[Objective]
Transcribe the listing in full, excluding any pictures.

>>

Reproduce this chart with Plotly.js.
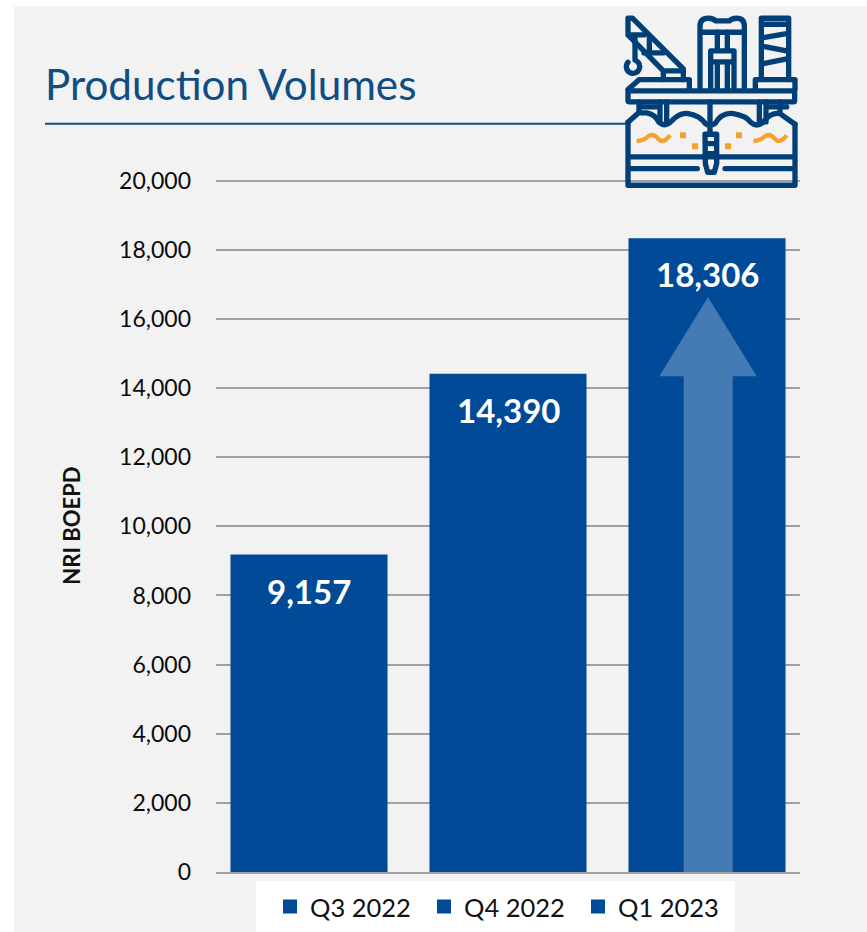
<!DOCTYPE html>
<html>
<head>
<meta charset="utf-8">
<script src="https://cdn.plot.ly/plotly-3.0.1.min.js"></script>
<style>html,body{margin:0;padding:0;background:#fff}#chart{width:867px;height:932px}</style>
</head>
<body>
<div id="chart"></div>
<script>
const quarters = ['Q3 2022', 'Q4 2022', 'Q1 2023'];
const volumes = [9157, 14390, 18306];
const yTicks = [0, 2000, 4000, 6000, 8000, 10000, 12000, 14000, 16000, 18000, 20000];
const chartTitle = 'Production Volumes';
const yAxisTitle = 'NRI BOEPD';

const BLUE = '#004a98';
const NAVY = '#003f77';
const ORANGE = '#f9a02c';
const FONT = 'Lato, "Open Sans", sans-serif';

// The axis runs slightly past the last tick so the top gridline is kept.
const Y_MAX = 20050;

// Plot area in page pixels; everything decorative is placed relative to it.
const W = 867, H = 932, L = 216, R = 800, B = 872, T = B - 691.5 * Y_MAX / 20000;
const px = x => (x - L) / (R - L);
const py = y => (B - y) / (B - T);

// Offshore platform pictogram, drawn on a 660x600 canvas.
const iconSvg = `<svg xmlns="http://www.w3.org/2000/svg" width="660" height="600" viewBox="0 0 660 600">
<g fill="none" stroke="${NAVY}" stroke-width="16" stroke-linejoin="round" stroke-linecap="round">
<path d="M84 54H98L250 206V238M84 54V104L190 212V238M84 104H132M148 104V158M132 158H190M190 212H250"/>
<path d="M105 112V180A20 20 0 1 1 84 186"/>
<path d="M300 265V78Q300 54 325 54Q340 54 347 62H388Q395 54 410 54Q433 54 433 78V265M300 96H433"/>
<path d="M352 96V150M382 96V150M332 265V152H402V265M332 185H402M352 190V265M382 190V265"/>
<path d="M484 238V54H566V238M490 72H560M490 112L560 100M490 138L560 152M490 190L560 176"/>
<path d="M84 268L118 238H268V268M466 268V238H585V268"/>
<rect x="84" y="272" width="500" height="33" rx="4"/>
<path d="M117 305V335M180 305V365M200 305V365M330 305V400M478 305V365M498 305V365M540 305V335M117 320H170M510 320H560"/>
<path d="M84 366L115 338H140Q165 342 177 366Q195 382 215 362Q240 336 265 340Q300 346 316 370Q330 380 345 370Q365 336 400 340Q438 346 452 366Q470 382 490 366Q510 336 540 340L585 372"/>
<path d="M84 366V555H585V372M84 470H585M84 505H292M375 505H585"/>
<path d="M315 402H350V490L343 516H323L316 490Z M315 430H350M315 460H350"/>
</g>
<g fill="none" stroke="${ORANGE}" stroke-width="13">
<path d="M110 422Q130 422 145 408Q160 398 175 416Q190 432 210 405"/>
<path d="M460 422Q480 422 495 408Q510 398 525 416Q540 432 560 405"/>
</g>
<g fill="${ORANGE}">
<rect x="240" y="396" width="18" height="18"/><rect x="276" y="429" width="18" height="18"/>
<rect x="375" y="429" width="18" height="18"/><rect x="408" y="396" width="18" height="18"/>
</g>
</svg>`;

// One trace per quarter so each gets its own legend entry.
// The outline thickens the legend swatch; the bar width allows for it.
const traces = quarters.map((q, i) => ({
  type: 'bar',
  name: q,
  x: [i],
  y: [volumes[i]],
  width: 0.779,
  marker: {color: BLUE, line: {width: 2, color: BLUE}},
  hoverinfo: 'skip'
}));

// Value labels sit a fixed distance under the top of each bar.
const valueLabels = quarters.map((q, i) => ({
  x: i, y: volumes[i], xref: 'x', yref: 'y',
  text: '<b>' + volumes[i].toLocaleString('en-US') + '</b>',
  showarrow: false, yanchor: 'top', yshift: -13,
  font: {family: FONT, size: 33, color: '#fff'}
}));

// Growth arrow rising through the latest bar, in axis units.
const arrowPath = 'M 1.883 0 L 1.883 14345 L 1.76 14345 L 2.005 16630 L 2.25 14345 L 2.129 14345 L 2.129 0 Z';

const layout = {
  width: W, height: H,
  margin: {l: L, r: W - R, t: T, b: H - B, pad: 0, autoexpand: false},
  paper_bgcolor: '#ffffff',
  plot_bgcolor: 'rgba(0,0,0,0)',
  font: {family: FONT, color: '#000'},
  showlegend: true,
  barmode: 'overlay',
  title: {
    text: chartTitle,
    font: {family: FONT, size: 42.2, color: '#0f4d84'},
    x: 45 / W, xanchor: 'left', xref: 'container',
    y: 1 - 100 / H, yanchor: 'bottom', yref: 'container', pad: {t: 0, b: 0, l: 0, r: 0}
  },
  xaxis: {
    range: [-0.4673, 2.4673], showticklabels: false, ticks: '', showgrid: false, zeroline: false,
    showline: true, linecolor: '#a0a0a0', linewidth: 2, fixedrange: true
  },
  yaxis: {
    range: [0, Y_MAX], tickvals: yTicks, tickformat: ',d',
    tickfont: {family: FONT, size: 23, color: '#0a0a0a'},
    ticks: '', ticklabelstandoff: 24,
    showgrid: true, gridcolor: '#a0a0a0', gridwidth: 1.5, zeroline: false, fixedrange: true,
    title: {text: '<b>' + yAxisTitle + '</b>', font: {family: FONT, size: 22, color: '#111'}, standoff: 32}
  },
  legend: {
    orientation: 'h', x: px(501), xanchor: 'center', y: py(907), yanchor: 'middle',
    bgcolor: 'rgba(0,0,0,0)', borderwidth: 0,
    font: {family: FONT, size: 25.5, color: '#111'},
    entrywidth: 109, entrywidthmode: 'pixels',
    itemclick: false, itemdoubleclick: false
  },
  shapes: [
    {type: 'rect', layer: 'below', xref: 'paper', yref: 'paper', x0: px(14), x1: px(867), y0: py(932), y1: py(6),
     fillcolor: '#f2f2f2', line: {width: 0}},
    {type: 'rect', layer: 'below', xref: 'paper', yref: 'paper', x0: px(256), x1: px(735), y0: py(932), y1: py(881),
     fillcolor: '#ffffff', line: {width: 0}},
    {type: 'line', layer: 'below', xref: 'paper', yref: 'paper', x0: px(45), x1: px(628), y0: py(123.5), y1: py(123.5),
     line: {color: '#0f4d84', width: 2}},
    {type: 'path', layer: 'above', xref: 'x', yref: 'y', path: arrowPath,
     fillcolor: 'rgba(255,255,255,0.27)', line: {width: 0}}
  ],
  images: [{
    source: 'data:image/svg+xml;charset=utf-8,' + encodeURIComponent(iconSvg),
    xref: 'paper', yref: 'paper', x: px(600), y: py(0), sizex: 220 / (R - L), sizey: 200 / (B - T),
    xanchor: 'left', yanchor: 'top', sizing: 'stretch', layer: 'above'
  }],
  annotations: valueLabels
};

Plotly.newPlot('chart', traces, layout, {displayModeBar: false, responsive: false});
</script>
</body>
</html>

<<

[Reply to the task]
Reproduce this chart with Plotly.js.
<!DOCTYPE html>
<html>
<head>
<meta charset="utf-8">
<script src="https://cdn.plot.ly/plotly-3.0.1.min.js"></script>
<style>html,body{margin:0;padding:0;background:#fff}#chart{width:867px;height:932px}</style>
</head>
<body>
<div id="chart"></div>
<script>
const quarters = ['Q3 2022', 'Q4 2022', 'Q1 2023'];
const volumes = [9157, 14390, 18306];
const yTicks = [0, 2000, 4000, 6000, 8000, 10000, 12000, 14000, 16000, 18000, 20000];
const chartTitle = 'Production Volumes';
const yAxisTitle = 'NRI BOEPD';

const BLUE = '#004a98';
const NAVY = '#003f77';
const ORANGE = '#f9a02c';
const FONT = 'Lato, "Open Sans", sans-serif';

// The axis runs slightly past the last tick so the top gridline is kept.
const Y_MAX = 20050;

// Plot area in page pixels; everything decorative is placed relative to it.
const W = 867, H = 932, L = 216, R = 800, B = 872, T = B - 691.5 * Y_MAX / 20000;
const px = x => (x - L) / (R - L);
const py = y => (B - y) / (B - T);

// Offshore platform pictogram, drawn on a 660x600 canvas.
const iconSvg = `<svg xmlns="http://www.w3.org/2000/svg" width="660" height="600" viewBox="0 0 660 600">
<g fill="none" stroke="${NAVY}" stroke-width="16" stroke-linejoin="round" stroke-linecap="round">
<path d="M84 54H98L250 206V238M84 54V104L190 212V238M84 104H132M148 104V158M132 158H190M190 212H250"/>
<path d="M105 112V180A20 20 0 1 1 84 186"/>
<path d="M300 265V78Q300 54 325 54Q340 54 347 62H388Q395 54 410 54Q433 54 433 78V265M300 96H433"/>
<path d="M352 96V150M382 96V150M332 265V152H402V265M332 185H402M352 190V265M382 190V265"/>
<path d="M484 238V54H566V238M490 72H560M490 112L560 100M490 138L560 152M490 190L560 176"/>
<path d="M84 268L118 238H268V268M466 268V238H585V268"/>
<rect x="84" y="272" width="500" height="33" rx="4"/>
<path d="M117 305V335M180 305V365M200 305V365M330 305V400M478 305V365M498 305V365M540 305V335M117 320H170M510 320H560"/>
<path d="M84 366L115 338H140Q165 342 177 366Q195 382 215 362Q240 336 265 340Q300 346 316 370Q330 380 345 370Q365 336 400 340Q438 346 452 366Q470 382 490 366Q510 336 540 340L585 372"/>
<path d="M84 366V555H585V372M84 470H585M84 505H292M375 505H585"/>
<path d="M315 402H350V490L343 516H323L316 490Z M315 430H350M315 460H350"/>
</g>
<g fill="none" stroke="${ORANGE}" stroke-width="13">
<path d="M110 422Q130 422 145 408Q160 398 175 416Q190 432 210 405"/>
<path d="M460 422Q480 422 495 408Q510 398 525 416Q540 432 560 405"/>
</g>
<g fill="${ORANGE}">
<rect x="240" y="396" width="18" height="18"/><rect x="276" y="429" width="18" height="18"/>
<rect x="375" y="429" width="18" height="18"/><rect x="408" y="396" width="18" height="18"/>
</g>
</svg>`;

// One trace per quarter so each gets its own legend entry.
// The outline thickens the legend swatch; the bar width allows for it.
const traces = quarters.map((q, i) => ({
  type: 'bar',
  name: q,
  x: [i],
  y: [volumes[i]],
  width: 0.779,
  marker: {color: BLUE, line: {width: 2, color: BLUE}},
  hoverinfo: 'skip'
}));

// Value labels sit a fixed distance under the top of each bar.
const valueLabels = quarters.map((q, i) => ({
  x: i, y: volumes[i], xref: 'x', yref: 'y',
  text: '<b>' + volumes[i].toLocaleString('en-US') + '</b>',
  showarrow: false, yanchor: 'top', yshift: -13,
  font: {family: FONT, size: 33, color: '#fff'}
}));

// Growth arrow rising through the latest bar, in axis units.
const arrowPath = 'M 1.883 0 L 1.883 14345 L 1.76 14345 L 2.005 16630 L 2.25 14345 L 2.129 14345 L 2.129 0 Z';

const layout = {
  width: W, height: H,
  margin: {l: L, r: W - R, t: T, b: H - B, pad: 0, autoexpand: false},
  paper_bgcolor: '#ffffff',
  plot_bgcolor: 'rgba(0,0,0,0)',
  font: {family: FONT, color: '#000'},
  showlegend: true,
  barmode: 'overlay',
  title: {
    text: chartTitle,
    font: {family: FONT, size: 42.2, color: '#0f4d84'},
    x: 45 / W, xanchor: 'left', xref: 'container',
    y: 1 - 100 / H, yanchor: 'bottom', yref: 'container', pad: {t: 0, b: 0, l: 0, r: 0}
  },
  xaxis: {
    range: [-0.4673, 2.4673], showticklabels: false, ticks: '', showgrid: false, zeroline: false,
    showline: true, linecolor: '#a0a0a0', linewidth: 2, fixedrange: true
  },
  yaxis: {
    range: [0, Y_MAX], tickvals: yTicks, tickformat: ',d',
    tickfont: {family: FONT, size: 23, color: '#0a0a0a'},
    ticks: '', ticklabelstandoff: 24,
    showgrid: true, gridcolor: '#a0a0a0', gridwidth: 1.5, zeroline: false, fixedrange: true,
    title: {text: '<b>' + yAxisTitle + '</b>', font: {family: FONT, size: 22, color: '#111'}, standoff: 32}
  },
  legend: {
    orientation: 'h', x: px(501), xanchor: 'center', y: py(907), yanchor: 'middle',
    bgcolor: 'rgba(0,0,0,0)', borderwidth: 0,
    font: {family: FONT, size: 25.5, color: '#111'},
    entrywidth: 109, entrywidthmode: 'pixels',
    itemclick: false, itemdoubleclick: false
  },
  shapes: [
    {type: 'rect', layer: 'below', xref: 'paper', yref: 'paper', x0: px(14), x1: px(867), y0: py(932), y1: py(6),
     fillcolor: '#f2f2f2', line: {width: 0}},
    {type: 'rect', layer: 'below', xref: 'paper', yref: 'paper', x0: px(256), x1: px(735), y0: py(932), y1: py(881),
     fillcolor: '#ffffff', line: {width: 0}},
    {type: 'line', layer: 'below', xref: 'paper', yref: 'paper', x0: px(45), x1: px(628), y0: py(123.5), y1: py(123.5),
     line: {color: '#0f4d84', width: 2}},
    {type: 'path', layer: 'above', xref: 'x', yref: 'y', path: arrowPath,
     fillcolor: 'rgba(255,255,255,0.27)', line: {width: 0}}
  ],
  images: [{
    source: 'data:image/svg+xml;charset=utf-8,' + encodeURIComponent(iconSvg),
    xref: 'paper', yref: 'paper', x: px(600), y: py(0), sizex: 220 / (R - L), sizey: 200 / (B - T),
    xanchor: 'left', yanchor: 'top', sizing: 'stretch', layer: 'above'
  }],
  annotations: valueLabels
};

Plotly.newPlot('chart', traces, layout, {displayModeBar: false, responsive: false});
</script>
</body>
</html>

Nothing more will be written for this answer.